What was particularly surprising was the response of university staff to the scheme. They reported feeling more connected and significantly more in touch with the university, and their demand for copies of the book was so strong that it had to be reprinted twice. Now in its third year, the project continues to join Kingston University up, as well as connect it to its wider community.
Collaborating within higher education and beyond
The Big Read expanded to Edinburgh Napier University in 2016, and to the University of Wolverhampton the following year, in each case exploring the impact of sharing books on students and staff and how different management mechanisms for rolling-out the scheme affect both individual and organisational involvement.
The project has also expanded beyond higher education. For example, Joel Community Services, which helps people experiencing temporary homelessness, worked with the Big Read to establish shared reading sessions. These have now developed into shared writing sessions, with the establishment of a library as a permanent feature of the common space and a change to guests' access hours if they are devoting time to reading. The Big Read has also worked with Coombe Boys' Senior School to study the impact of sharing a book in easing the transition between junior and secondary school. This has revealed a significant change in both pupil and staff behaviours that correlates with the introduction of shared reading. In collaboration with the local library authority, a series of 'best practice' seminars have been developed between academic and borough librarians.
The project won the prestigious 'Outreach or Widening Participation Initiative of the Year' at the Times Higher Awards in November 2017. The judges praised the way the project overcame the challenges of creating an inclusive, welcoming environment in a large and diverse institution.

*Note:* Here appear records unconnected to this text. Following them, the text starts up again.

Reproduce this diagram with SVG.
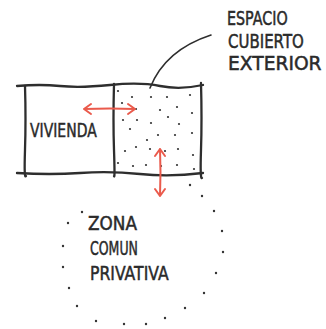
<svg xmlns="http://www.w3.org/2000/svg" width="326" height="329" viewBox="0 0 326 329">
<defs>
<style>
.ln{fill:none;stroke:#2e2e2e;stroke-width:2.3;stroke-linecap:round;stroke-linejoin:round}
.ld{fill:none;stroke:#2e2e2e;stroke-width:1.6;stroke-linecap:round}
.ar{fill:none;stroke:#ea5a4c;stroke-width:2;stroke-linecap:round;stroke-linejoin:round}
.t{font-family:"DejaVu Sans",sans-serif;font-size:19px;fill:#2a2a2a;stroke:#2a2a2a;stroke-width:0.5}
.d{fill:#333}
</style>
</defs>
<rect width="326" height="329" fill="#fff"/>
<g id="vivienda">
<path class="ln" d="M17,86 Q40,84 60,86 T110,85 T160,86 T203,85"/>
<path class="ln" d="M17,173 Q50,175 80,173 T140,174 T203,173"/>
<path class="ln" d="M25,86 Q26,120 25,150 T26,176"/>
<path class="ln" d="M114,84 Q113,120 114,150 T114,176"/>
<text class="t" transform="translate(30,137) scale(0.736,1)">VIVIENDA</text>
</g>
<g id="espacio">
<path class="ln" d="M201,83 Q202,120 201,150 T202,178"/>
<g class="d">
<circle cx="118" cy="91" r="1.1"/><circle cx="132" cy="97" r="1.1"/><circle cx="151" cy="97" r="1.1"/><circle cx="167" cy="97" r="1.1"/><circle cx="190" cy="95" r="1.1"/>
<circle cx="122" cy="103" r="1.1"/><circle cx="136" cy="109" r="1.1"/><circle cx="160" cy="110" r="1.1"/><circle cx="177" cy="107" r="1.1"/><circle cx="192" cy="113" r="1.1"/>
<circle cx="123" cy="120" r="1.1"/><circle cx="137" cy="120" r="1.1"/><circle cx="151" cy="123" r="1.1"/><circle cx="168" cy="117" r="1.1"/><circle cx="179" cy="124" r="1.1"/>
<circle cx="130" cy="129" r="1.1"/><circle cx="158" cy="135" r="1.1"/><circle cx="175" cy="135" r="1.1"/><circle cx="192" cy="133" r="1.1"/>
<circle cx="147" cy="140" r="1.1"/><circle cx="136" cy="147" r="1.1"/><circle cx="125" cy="151" r="1.1"/><circle cx="150" cy="149" r="1.1"/><circle cx="165" cy="151" r="1.1"/><circle cx="178" cy="149" r="1.1"/><circle cx="193" cy="155" r="1.1"/>
<circle cx="118" cy="163" r="1.1"/><circle cx="133" cy="166" r="1.1"/><circle cx="146" cy="165" r="1.1"/><circle cx="161" cy="166" r="1.1"/><circle cx="177" cy="165" r="1.1"/><circle cx="194" cy="169" r="1.1"/>
</g>
<text class="t" transform="translate(227,25) scale(0.753,1)">ESPACIO</text>
<text class="t" transform="translate(228,48) scale(0.789,1)">CUBIERTO</text>
<text class="t" transform="translate(228,70) scale(0.983,1)">EXTERIOR</text>
</g>
<g id="zona">
<g class="d">
<circle cx="190" cy="185" r="1.2"/><circle cx="202" cy="196" r="1.2"/><circle cx="214" cy="211" r="1.2"/><circle cx="222" cy="231" r="1.2"/><circle cx="223" cy="252" r="1.2"/><circle cx="216" cy="273" r="1.2"/><circle cx="204" cy="293" r="1.2"/><circle cx="185" cy="308" r="1.2"/><circle cx="165" cy="318" r="1.2"/><circle cx="146" cy="324" r="1.2"/><circle cx="124" cy="324" r="1.2"/><circle cx="96" cy="321" r="1.2"/><circle cx="77" cy="306" r="1.2"/><circle cx="69" cy="288" r="1.2"/><circle cx="63" cy="267" r="1.2"/><circle cx="63" cy="246" r="1.2"/><circle cx="68" cy="223" r="1.2"/><circle cx="82" cy="212" r="1.2"/>
</g>
<text class="t" transform="translate(88,230) scale(0.888,1)">ZONA</text>
<text class="t" transform="translate(90,255) scale(0.66,1)">COMUN</text>
<text class="t" transform="translate(90,280) scale(0.824,1)">PRIVATIVA</text>
</g>
<g id="connectors">
<path class="ld" d="M150,88 Q165,50 211,35"/>
<path class="ar" d="M84,109 Q110,108 135,109 M91,104 L84,109 L91,114 M128,104 L135,109 L128,114"/>
<path class="ar" d="M160,149 Q161,172 160,196 M155,156 L160,149 L165,156 M155,189 L160,196 L165,189"/>
</g>
</svg>
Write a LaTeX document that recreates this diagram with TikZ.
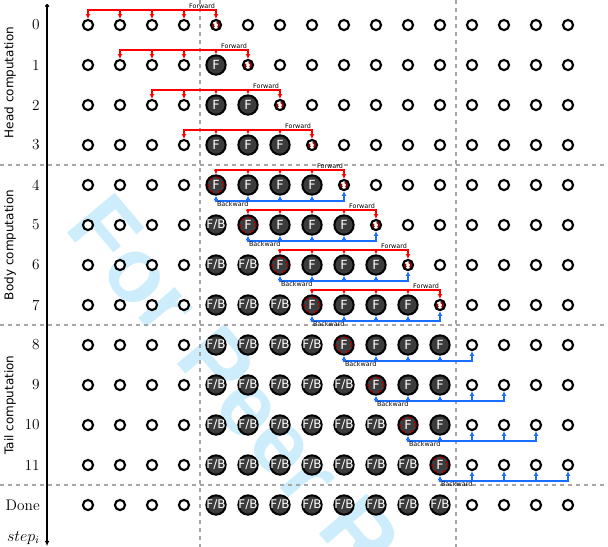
\documentclass[tikz,border=0pt]{standalone}
\usepackage{fontspec}
\setsansfont{DejaVu Sans}
\newfontfamily\wmfont{Liberation Sans}
\usetikzlibrary{arrows.meta}

\definecolor{fwdred}{RGB}{255,0,0}
\definecolor{bwdblue}{RGB}{26,110,255}
\definecolor{curred}{RGB}{165,0,0}
\definecolor{nodegray}{RGB}{60,60,60}
\definecolor{gridgray}{RGB}{165,165,165}
\definecolor{wmblue}{RGB}{205,237,252}

\tikzset{
  >={Latex[length=3.5pt,width=3.5pt]},
  small/.style={circle, draw=black, fill=white, line width=1.6pt, minimum size=7.6pt, inner sep=0pt},
  target/.style={small, path picture={\draw[curred, dashed, line width=1.5pt] (path picture bounding box.center) circle (2.3pt);}},
  big/.style={circle, draw=black, fill=nodegray, line width=1.5pt, minimum size=14.5pt, inner sep=0pt, text=white, font=\sffamily\fontsize{9.5}{9.5}\selectfont},
  fwnode/.style={big},
  curnode/.style={big, path picture={\draw[curred, dashed, line width=1.2pt] (path picture bounding box.center) circle (6pt);}},
  fbnode/.style={big, font=\sffamily\fontsize{9}{9}\selectfont},
  fwd/.style={fwdred, line width=1.1pt},
  bwd/.style={bwdblue, line width=1.1pt},
  tag/.style={font=\sffamily\fontsize{4.8}{4.8}\selectfont, inner sep=0.6pt},
  border/.style={gridgray, line width=0.9pt, dash pattern=on 3pt off 3pt},
  axis/.style={line width=1pt, {Circle[length=3pt]}-{Latex[length=4pt,width=3.5pt]}},
  rowlbl/.style={anchor=east, font=\fontsize{11.5}{12}\selectfont, inner sep=0pt},
  grp/.style={rotate=90, font=\sffamily\fontsize{9}{9}\selectfont},
  wm/.style={text=wmblue, font=\wmfont\bfseries\fontsize{68}{68}\selectfont}
}

\begin{document}
\begin{tikzpicture}[x=24pt, y=-30pt]
  % Frame
  \useasboundingbox (-2.75,-0.625) rectangle (16.25,13.05);
  \clip (-2.75,-0.625) rectangle (16.25,13.05);

  % Watermark
  \node[wm, rotate=-50, anchor=base west] (wm) at (-0.875,5) {For Peer Review};

  % Phase borders
  \foreach \y in {3.5,7.5,11.5}
    \draw[border] (-2.75,\y) -- (16.25,\y);
  \foreach \x in {3.5,11.5}
    \draw[border] (\x,-0.625) -- (\x,13.05);

  % Step axis
  \draw[axis] (-1.28,-0.525) -- (-1.28,13.03);
  \node[anchor=base east, font=\fontsize{12}{12}\selectfont, inner sep=0pt] (stepi) at (-1.5,12.9) {$step_i$};

  % Phase labels
  \node[grp] (head) at (-2.4375,1.4375) {Head computation};
  \node[grp] (body) at (-2.4375,5.5) {Body computation};
  \node[grp] (tail) at (-2.4375,9.5) {Tail computation};

  % Step labels
  \foreach \r in {0,...,11}
    \node[rowlbl] (l-\r) at (-1.5,\r) {\r};
  \node[rowlbl] (l-done) at (-1.5,12) {Done};

  % Micro-batch states
  \foreach \r in {0,...,11}
    \foreach \c in {0,...,15} {
      \def\kind{small}\def\txt{}
      \ifnum\c>3 \ifnum\c<12
        \ifnum\c<\r \def\kind{fbnode}\def\txt{\makebox[0pt]{F/B}}\fi
        \ifnum\c=\r \def\kind{curnode}\def\txt{F}\fi
        \ifnum\c>\r \ifnum\numexpr\c-\r\relax<4 \def\kind{fwnode}\def\txt{F}\fi\fi
      \fi\fi
      \ifnum\r<8 \ifnum\c=\numexpr\r+4\relax \def\kind{target}\fi\fi
      \node[\kind] (n-\r-\c) at (\c,\r) {\txt};
    }
  \foreach \c in {0,...,15} {
    \def\kind{small}\def\txt{}
    \ifnum\c>3 \ifnum\c<12 \def\kind{fbnode}\def\txt{\makebox[0pt]{F/B}}\fi\fi
    \node[\kind] (n-done-\c) at (\c,12) {\txt};
  }

  % Forward passes
  \foreach \r in {0,...,7} {
    \pgfmathtruncatemacro{\e}{\r+4}
    \foreach \c in {\r,...,\e}
      \path (n-\r-\c.center) ++(0,-0.375) coordinate (f-\r-\c);
    \draw[fwd, line cap=rect] (f-\r-\r) -- (f-\r-\e);
    \foreach \c in {\r,...,\e}
      \draw[fwd, ->] (f-\r-\c) -- (n-\r-\c);
    \node[tag, anchor=south east] (ft-\r) at (f-\r-\e) {Forward};
  }

  % Backward passes
  \foreach \r in {4,...,11} {
    \pgfmathtruncatemacro{\e}{\r+4}
    \foreach \c in {\r,...,\e}
      \path (n-\r-\c.center) ++(0,0.4) coordinate (b-\r-\c);
    \draw[bwd, line cap=rect] (b-\r-\r) -- (b-\r-\e);
    \foreach \c in {\r,...,\e}
      \draw[bwd, ->] (b-\r-\c) -- (n-\r-\c);
    \node[tag, anchor=north west] (bt-\r) at (b-\r-\r) {Backward};
  }
\end{tikzpicture}
\end{document}
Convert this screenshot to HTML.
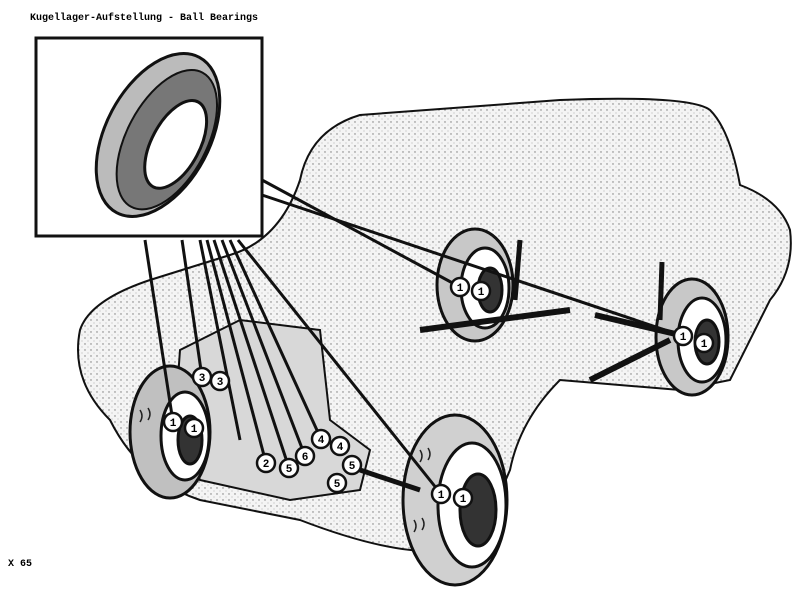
<!DOCTYPE html>
<html><head><style>
html,body{margin:0;padding:0;background:#fff;width:800px;height:592px;overflow:hidden}
text{font-family:"Liberation Mono",monospace}
</style></head><body>
<svg width="800" height="592" viewBox="0 0 800 592" xmlns="http://www.w3.org/2000/svg">
<defs>
<pattern id="st" width="6" height="6" patternUnits="userSpaceOnUse">
<rect width="6" height="6" fill="#f4f4f4"/><circle cx="1" cy="2" r="0.7" fill="#777"/><circle cx="4" cy="5" r="0.5" fill="#999"/>
</pattern>
</defs>
<text x="30" y="20" font-size="10" font-weight="bold">Kugellager-Aufstellung - Ball Bearings</text>
<text x="8" y="566" font-size="10" font-weight="bold">X 65</text>
<path d="M80,330 Q90,300 150,280 L230,255 Q280,240 300,180 Q310,130 360,115 L560,100 Q690,95 710,110 Q730,130 740,185 Q780,200 790,230 Q795,270 770,300 L730,380 L680,390 L560,380 Q520,420 510,470 L480,540 Q430,570 300,520 L200,500 Q140,480 110,420 Q70,380 80,330 Z" fill="url(#st)" stroke="#111" stroke-width="2"/>
<path d="M180,350 L240,320 L320,330 L330,420 L370,450 L360,490 L290,500 L200,480 L175,420 Z" fill="#d8d8d8" stroke="#111" stroke-width="2"/>
<g stroke="#111" stroke-width="3">
<ellipse cx="475" cy="285" rx="38" ry="56" fill="#c8c8c8"/><ellipse cx="485" cy="288" rx="24" ry="40" fill="#fff"/><ellipse cx="490" cy="290" rx="12" ry="22" fill="#333"/>
<ellipse cx="692" cy="337" rx="36" ry="58" fill="#c8c8c8"/><ellipse cx="702" cy="340" rx="24" ry="42" fill="#fff"/><ellipse cx="707" cy="342" rx="12" ry="22" fill="#333"/>
<ellipse cx="170" cy="432" rx="40" ry="66" fill="#c0c0c0"/><ellipse cx="185" cy="436" rx="24" ry="44" fill="#fff"/><ellipse cx="190" cy="440" rx="12" ry="24" fill="#333"/>
<ellipse cx="455" cy="500" rx="52" ry="85" fill="#d0d0d0"/><ellipse cx="472" cy="505" rx="34" ry="62" fill="#fff"/><ellipse cx="478" cy="510" rx="18" ry="36" fill="#333"/>
<line x1="420" y1="330" x2="570" y2="310" stroke-width="6"/>
<line x1="595" y1="315" x2="680" y2="335" stroke-width="6"/>
<line x1="590" y1="380" x2="670" y2="340" stroke-width="6"/>
<line x1="520" y1="240" x2="515" y2="300" stroke-width="5"/>
<line x1="662" y1="262" x2="660" y2="320" stroke-width="5"/>
<line x1="360" y1="470" x2="420" y2="490" stroke-width="5"/>
</g>
<g stroke="#222" stroke-width="1.5" fill="none">
<path d="M420,450 q4,6 0,12 M428,448 q4,6 0,12 M414,520 q4,6 0,12 M422,518 q4,6 0,12 M140,410 q4,6 0,12 M148,408 q4,6 0,12"/>
</g>
<rect x="36" y="38" width="226" height="198" fill="#fff" stroke="#111" stroke-width="3"/>
<g transform="rotate(28 158 135)">
<ellipse cx="158" cy="135" rx="52" ry="88" fill="#bbb" stroke="#111" stroke-width="3"/>
<ellipse cx="168" cy="135" rx="40" ry="76" fill="#777" stroke="#111" stroke-width="2"/>
<ellipse cx="178" cy="135" rx="24" ry="48" fill="#fff" stroke="#111" stroke-width="3"/>
</g>
<g stroke="#111" stroke-width="3">
<line x1="145" y1="240" x2="173" y2="422"/>
<line x1="182" y1="240" x2="202" y2="377"/>
<line x1="200" y1="240" x2="240" y2="440"/>
<line x1="207" y1="240" x2="266" y2="463"/>
<line x1="214" y1="240" x2="289" y2="468"/>
<line x1="222" y1="240" x2="305" y2="456"/>
<line x1="230" y1="240" x2="321" y2="439"/>
<line x1="238" y1="240" x2="441" y2="494"/>
<line x1="262" y1="180" x2="460" y2="287"/>
<line x1="262" y1="195" x2="683" y2="336"/>
</g>
<g font-size="11" font-weight="bold" text-anchor="middle">
<g fill="#fff" stroke="#111" stroke-width="2.5">
<circle cx="202" cy="377" r="9"/><circle cx="220" cy="381" r="9"/>
<circle cx="173" cy="422" r="9"/><circle cx="194" cy="428" r="9"/>
<circle cx="266" cy="463" r="9"/><circle cx="289" cy="468" r="9"/>
<circle cx="305" cy="456" r="9"/><circle cx="321" cy="439" r="9"/>
<circle cx="340" cy="446" r="9"/><circle cx="352" cy="465" r="9"/>
<circle cx="337" cy="483" r="9"/>
<circle cx="460" cy="287" r="9"/><circle cx="481" cy="291" r="9"/>
<circle cx="683" cy="336" r="9"/><circle cx="704" cy="343" r="9"/>
<circle cx="441" cy="494" r="9"/><circle cx="463" cy="498" r="9"/>
</g>
<text x="202" y="381">3</text><text x="220" y="385">3</text>
<text x="173" y="426">1</text><text x="194" y="432">1</text>
<text x="266" y="467">2</text><text x="289" y="472">5</text>
<text x="305" y="460">6</text><text x="321" y="443">4</text>
<text x="340" y="450">4</text><text x="352" y="469">5</text>
<text x="337" y="487">5</text>
<text x="460" y="291">1</text><text x="481" y="295">1</text>
<text x="683" y="340">1</text><text x="704" y="347">1</text>
<text x="441" y="498">1</text><text x="463" y="502">1</text>
</g>
</svg>
</body></html>
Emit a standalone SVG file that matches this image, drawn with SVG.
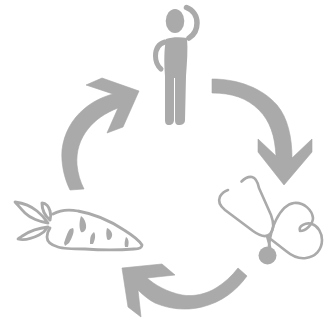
<svg xmlns="http://www.w3.org/2000/svg" width="328" height="321" viewBox="0 0 328 321">
<style>
.f{fill:#aaaaaa;stroke:none}
.a{fill:#aaaaaa;stroke:#a4a4a4;stroke-width:.6;stroke-linejoin:miter}
.s{fill:none;stroke:#aaaaaa;stroke-linecap:round;stroke-linejoin:round}
</style>
<rect width="328" height="321" fill="#ffffff"/>
<g id="connectors">
<path class="a" d="M212 79C238 79 262 88 277 105C288 118 292 138 292 158L312 139V152L284 185L258 152V139L276 156C275 136 270 121 259 110C247 98 232 93 212 93Z"/>
<path class="a" d="M247 276C236 291 222 302 202 307C186 311 169 309 155 303C149 300 143 295 138 290L141 317L128 307L122 268L162 264L175 275L147 278C155 285 167 292 182 295C194 297 206 294 216 288C224 283 232 276 238 268Z"/>
<path class="a" d="M70 190C64 178 61 163 62 150C64 133 72 119 84 109C92 102 102 97 113 94L86 85L102 78L139 91L123 127L107 133L118 108C105 113 95 120 88 129C80 139 76 151 77 165C78 174 80 181 84 189Z"/>
</g>
<g id="person">
<ellipse class="f" cx="175" cy="21" rx="9.300" ry="12"/>
<path class="s" stroke-width="5.500" d="M186.500 7.500C193 10 197 16 197 23C197 30 194 35 189 38"/>
<path class="s" stroke-width="5" d="M165 42C158 44 155.500 50 155.500 56C155.500 62 157.500 66 161 69"/>
<path class="f" d="M166 39C172 37 180 37 187 38C188 50 187 62 186 76L185 120C185 124 182 125 179 125C176 125 175 123 175 120L175 78H174L174 120C174 123 172 125 169 125C166 125 165 123 165 120L165 76C164 62 164 50 166 39Z"/>
</g>
<g id="stethoscope">
<circle class="f" cx="267.500" cy="255.500" r="9"/>
<path class="s" stroke-width="2.600" d="M241.500 181.500C245 178 249 176.500 252 177C256 178 258 183 259 188L271 215C274 223 274 230 270 234C266 238 260 236 253 231L225 210C220 206 218 201 220 196.500C222 193 225 191 228 190"/>
<path class="s" stroke-width="2.600" d="M267 236L270 247"/>
<path class="s" stroke-width="2.600" d="M269 246C270 236 272 228 276 220C280 212 286 204 294 203C304 202 312 210 313 218C313 224 306 231 300 231C298 226 306 222 312 224C318 226 322 233 322 240C322 250 315 257 306 258C299 259 292 256 286 251L268 237"/>
</g>
<g id="carrot">
<path class="s" stroke-width="2.800" d="M53 214C60 210 68 209 78 211C95 214 112 222 124 230C132 235 139 240 142 245C142 248 138 249 134 249C120 250 100 250 85 249C75 249 64 249 58 247C51 245 47 241 47 237C47 234 48 231 50 228"/>
<path class="s" stroke-width="2.800" d="M48 223C40 222 30 218 25 213C20 208 17 204 15 202C22 203 31 206 37 211C42 215 46 220 48 223Z"/>
<path class="s" stroke-width="3" d="M50 220C45 216 42 210 42 203C46 203 49 207 50 211C51 214 51 217 50 220Z"/>
<path class="s" stroke-width="2.800" d="M48 227C40 228 30 231 24 235C21 237 19 238 18 239C25 241 33 238 39 235C43 233 46 230 48 227Z"/>
<path class="f" d="M81 216C85 219 86.500 224 86 228C85 232 82 233 81 232C79 228 79 222 81 216Z"/>
<path class="f" d="M73 228C75 231 72 238 69 243L65 246L64 243C66 237 68 231 70 229Z"/>
<path class="f" d="M94 232C96 235 95 240 93 244L90 244C90 239 90 235 94 232Z"/>
<path class="f" d="M107 228C110 229 113 233 112 236C111 240 108 241 107 239C106 235 106 231 107 228Z"/>
<path class="f" d="M126 237C129 239 129 243 128 247L125 247C124 243 125 240 126 237Z"/>
</g>
</svg>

The Big Read is now established as part of the institution at Kingston. The associated research programme has yielded rich data for future analysis.
Dr Baverstock says, "Above all, as our approach continues to be research-based, we now have three years' evidence that shared reading functions as an effective welcome for new students and an important community connector for our staff. We also know that shared reading has built significant links with our wider community, leading to placements and internships for our students and staff and a wider understanding of the role our university plays in Kingston and the surrounding area".